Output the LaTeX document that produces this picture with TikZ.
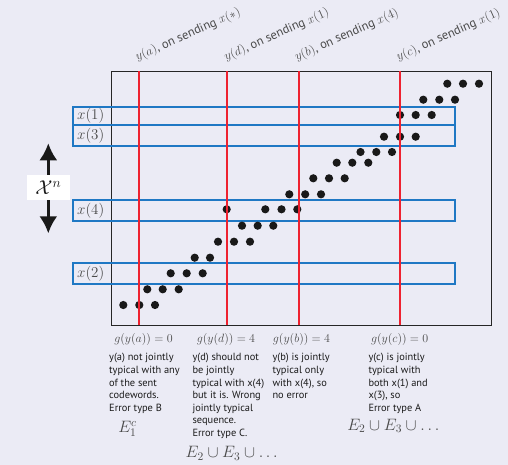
· · ·
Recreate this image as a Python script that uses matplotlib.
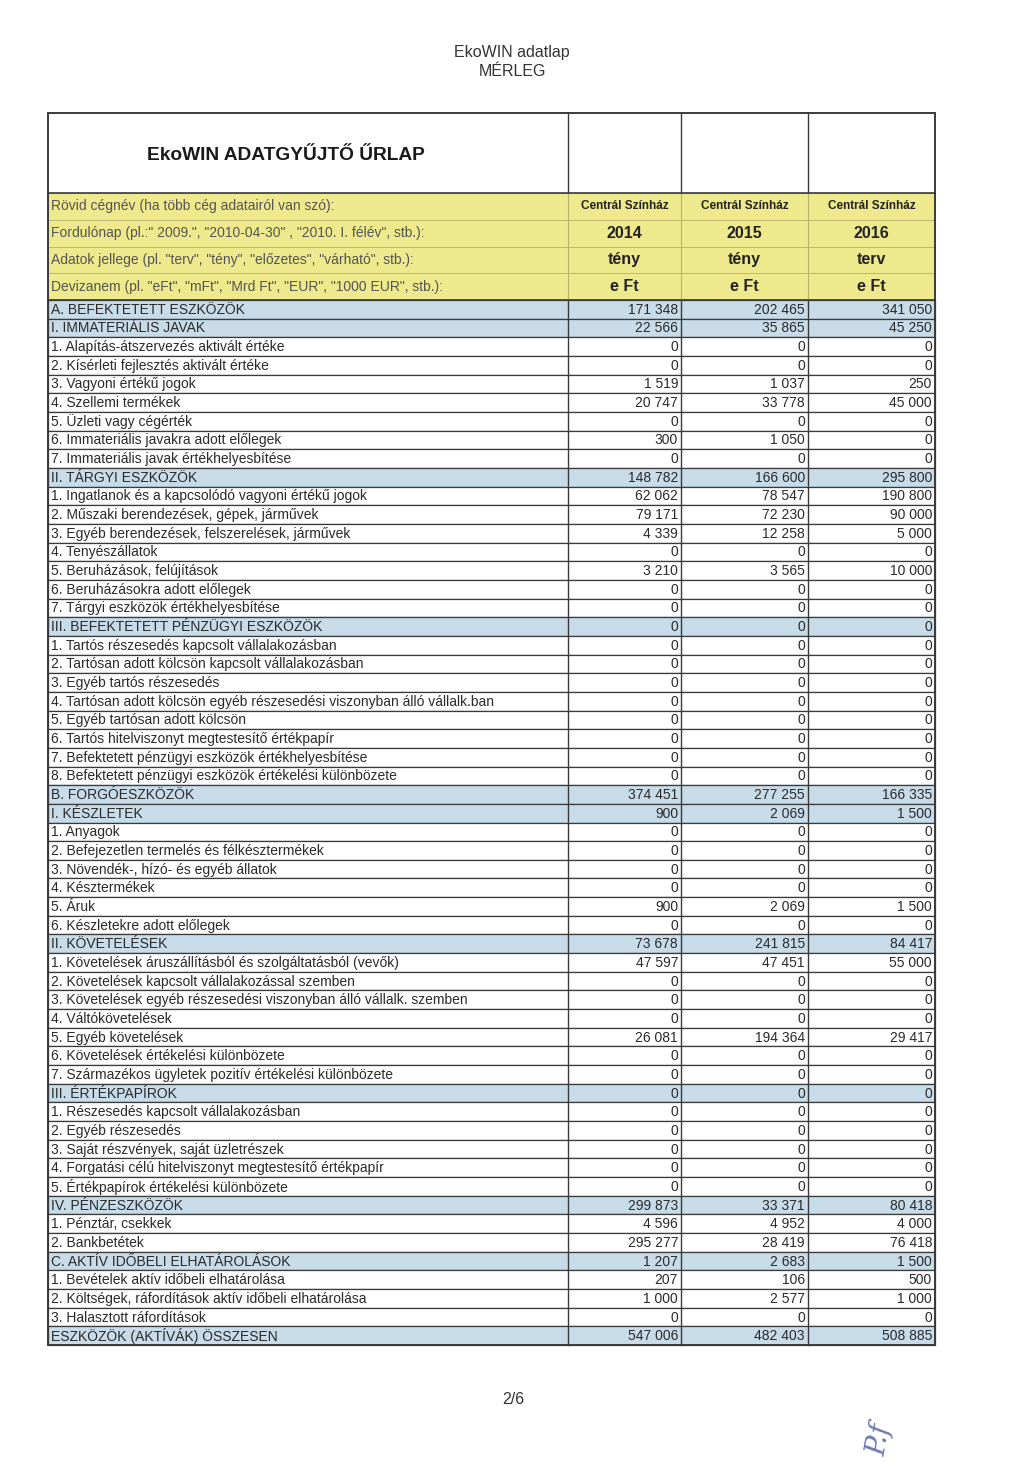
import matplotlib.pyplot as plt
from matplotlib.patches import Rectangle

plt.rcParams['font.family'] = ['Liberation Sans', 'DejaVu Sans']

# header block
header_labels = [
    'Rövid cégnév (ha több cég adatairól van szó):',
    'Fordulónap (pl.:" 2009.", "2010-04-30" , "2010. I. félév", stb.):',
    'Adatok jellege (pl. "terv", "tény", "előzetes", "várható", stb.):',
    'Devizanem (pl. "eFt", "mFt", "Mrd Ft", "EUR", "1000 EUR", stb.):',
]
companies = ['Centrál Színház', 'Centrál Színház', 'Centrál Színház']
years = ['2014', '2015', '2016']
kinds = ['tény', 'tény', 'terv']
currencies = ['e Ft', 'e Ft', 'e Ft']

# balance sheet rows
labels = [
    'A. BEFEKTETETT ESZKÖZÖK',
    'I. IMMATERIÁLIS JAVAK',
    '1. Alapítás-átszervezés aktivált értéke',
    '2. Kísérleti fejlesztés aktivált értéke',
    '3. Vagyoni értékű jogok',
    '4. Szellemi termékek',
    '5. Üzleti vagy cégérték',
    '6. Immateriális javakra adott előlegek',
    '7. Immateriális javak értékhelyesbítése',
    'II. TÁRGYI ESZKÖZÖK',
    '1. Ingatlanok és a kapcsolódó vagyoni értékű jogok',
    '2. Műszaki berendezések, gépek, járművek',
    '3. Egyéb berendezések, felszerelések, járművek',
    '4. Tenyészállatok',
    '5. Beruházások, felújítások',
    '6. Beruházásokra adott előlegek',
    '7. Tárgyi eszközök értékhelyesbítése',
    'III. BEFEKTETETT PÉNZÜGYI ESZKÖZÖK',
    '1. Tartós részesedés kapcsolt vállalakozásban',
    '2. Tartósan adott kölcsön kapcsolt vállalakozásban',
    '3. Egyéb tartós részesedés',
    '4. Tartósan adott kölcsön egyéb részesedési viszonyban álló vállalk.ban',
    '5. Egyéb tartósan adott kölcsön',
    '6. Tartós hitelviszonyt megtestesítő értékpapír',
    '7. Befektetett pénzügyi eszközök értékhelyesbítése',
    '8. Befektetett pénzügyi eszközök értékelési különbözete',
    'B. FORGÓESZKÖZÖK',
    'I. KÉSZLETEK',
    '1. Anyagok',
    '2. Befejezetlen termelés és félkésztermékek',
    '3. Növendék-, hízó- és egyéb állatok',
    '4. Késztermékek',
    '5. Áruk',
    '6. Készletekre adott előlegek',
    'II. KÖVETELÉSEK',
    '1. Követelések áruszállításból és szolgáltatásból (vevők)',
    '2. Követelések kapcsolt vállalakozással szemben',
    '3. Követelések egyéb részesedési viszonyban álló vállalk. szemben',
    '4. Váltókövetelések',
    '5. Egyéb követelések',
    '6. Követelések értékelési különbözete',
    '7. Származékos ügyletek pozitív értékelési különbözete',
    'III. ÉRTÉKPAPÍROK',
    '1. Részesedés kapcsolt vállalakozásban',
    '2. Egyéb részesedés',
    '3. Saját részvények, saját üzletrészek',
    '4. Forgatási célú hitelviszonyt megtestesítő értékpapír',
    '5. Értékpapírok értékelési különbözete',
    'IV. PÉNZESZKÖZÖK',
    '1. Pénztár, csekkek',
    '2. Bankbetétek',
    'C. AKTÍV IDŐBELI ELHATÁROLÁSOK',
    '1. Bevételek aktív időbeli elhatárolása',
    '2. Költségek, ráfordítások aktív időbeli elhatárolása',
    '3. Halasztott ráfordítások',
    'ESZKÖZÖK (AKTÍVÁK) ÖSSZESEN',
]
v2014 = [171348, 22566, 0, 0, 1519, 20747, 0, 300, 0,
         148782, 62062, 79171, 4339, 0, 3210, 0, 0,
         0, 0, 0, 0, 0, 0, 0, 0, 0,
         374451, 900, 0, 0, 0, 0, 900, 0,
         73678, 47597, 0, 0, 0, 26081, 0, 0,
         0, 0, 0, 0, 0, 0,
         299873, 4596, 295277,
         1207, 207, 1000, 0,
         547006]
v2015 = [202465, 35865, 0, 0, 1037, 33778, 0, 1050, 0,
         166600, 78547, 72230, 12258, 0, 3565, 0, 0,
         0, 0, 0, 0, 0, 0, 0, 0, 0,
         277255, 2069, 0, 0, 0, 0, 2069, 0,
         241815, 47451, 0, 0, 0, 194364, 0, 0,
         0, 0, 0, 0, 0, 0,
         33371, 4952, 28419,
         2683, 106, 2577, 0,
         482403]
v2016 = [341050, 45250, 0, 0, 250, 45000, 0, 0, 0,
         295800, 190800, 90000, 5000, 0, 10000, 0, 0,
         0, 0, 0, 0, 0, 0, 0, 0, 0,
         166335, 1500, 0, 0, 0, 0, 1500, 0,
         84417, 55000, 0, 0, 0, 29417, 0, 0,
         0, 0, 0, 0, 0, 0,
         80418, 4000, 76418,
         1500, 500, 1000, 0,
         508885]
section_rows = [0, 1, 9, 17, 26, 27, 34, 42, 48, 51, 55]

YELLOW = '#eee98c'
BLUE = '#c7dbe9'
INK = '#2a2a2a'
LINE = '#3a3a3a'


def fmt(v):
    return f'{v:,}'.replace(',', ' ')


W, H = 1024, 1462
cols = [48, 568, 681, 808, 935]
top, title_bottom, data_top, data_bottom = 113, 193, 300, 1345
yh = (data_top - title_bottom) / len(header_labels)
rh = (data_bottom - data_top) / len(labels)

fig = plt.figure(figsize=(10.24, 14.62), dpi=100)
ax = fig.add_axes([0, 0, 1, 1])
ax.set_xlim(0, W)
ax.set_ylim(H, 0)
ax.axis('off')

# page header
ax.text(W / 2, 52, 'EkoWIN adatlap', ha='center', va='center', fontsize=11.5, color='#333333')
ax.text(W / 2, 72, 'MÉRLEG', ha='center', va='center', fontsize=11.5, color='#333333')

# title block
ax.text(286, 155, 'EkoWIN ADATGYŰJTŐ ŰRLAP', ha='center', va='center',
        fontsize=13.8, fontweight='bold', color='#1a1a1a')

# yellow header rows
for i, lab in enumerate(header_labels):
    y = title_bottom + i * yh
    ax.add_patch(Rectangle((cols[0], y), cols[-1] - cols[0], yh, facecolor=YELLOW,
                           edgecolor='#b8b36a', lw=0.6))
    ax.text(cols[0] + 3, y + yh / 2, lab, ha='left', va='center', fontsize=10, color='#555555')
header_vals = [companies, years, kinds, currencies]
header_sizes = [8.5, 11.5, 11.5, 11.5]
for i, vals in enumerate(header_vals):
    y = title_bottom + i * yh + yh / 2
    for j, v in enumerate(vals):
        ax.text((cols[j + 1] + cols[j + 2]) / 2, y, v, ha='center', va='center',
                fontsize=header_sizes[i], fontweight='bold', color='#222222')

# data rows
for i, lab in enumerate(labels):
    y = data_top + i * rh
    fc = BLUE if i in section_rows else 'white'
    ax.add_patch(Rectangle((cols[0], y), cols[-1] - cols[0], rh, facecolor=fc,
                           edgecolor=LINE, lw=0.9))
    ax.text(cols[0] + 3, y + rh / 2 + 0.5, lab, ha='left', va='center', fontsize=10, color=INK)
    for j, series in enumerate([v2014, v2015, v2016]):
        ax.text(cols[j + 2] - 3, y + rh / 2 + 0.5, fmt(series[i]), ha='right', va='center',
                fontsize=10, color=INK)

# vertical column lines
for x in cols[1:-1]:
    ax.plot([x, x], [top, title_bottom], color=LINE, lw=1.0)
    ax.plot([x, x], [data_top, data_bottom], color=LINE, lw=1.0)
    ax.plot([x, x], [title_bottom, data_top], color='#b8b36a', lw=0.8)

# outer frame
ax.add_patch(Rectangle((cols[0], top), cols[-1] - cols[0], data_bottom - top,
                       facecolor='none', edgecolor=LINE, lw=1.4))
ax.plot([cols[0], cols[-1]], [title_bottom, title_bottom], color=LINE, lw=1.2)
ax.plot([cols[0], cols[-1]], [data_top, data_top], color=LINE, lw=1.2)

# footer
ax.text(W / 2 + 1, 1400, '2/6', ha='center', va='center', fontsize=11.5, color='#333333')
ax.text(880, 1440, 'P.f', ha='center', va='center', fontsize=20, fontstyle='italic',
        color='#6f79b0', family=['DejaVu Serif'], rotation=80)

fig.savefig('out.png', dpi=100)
· · ·
AIM OF THE EXERCISE:
Print exactly the lines from the line containing "Recreate this image" through the line containing "currencies = ['e Ft', 'e Ft', 'e Ft']", and omit any picture found among them.

SOLUTION TO THIS EXERCISE:
Recreate this image as a Python script that uses matplotlib.
import matplotlib.pyplot as plt
from matplotlib.patches import Rectangle

plt.rcParams['font.family'] = ['Liberation Sans', 'DejaVu Sans']

# header block
header_labels = [
    'Rövid cégnév (ha több cég adatairól van szó):',
    'Fordulónap (pl.:" 2009.", "2010-04-30" , "2010. I. félév", stb.):',
    'Adatok jellege (pl. "terv", "tény", "előzetes", "várható", stb.):',
    'Devizanem (pl. "eFt", "mFt", "Mrd Ft", "EUR", "1000 EUR", stb.):',
]
companies = ['Centrál Színház', 'Centrál Színház', 'Centrál Színház']
years = ['2014', '2015', '2016']
kinds = ['tény', 'tény', 'terv']
currencies = ['e Ft', 'e Ft', 'e Ft']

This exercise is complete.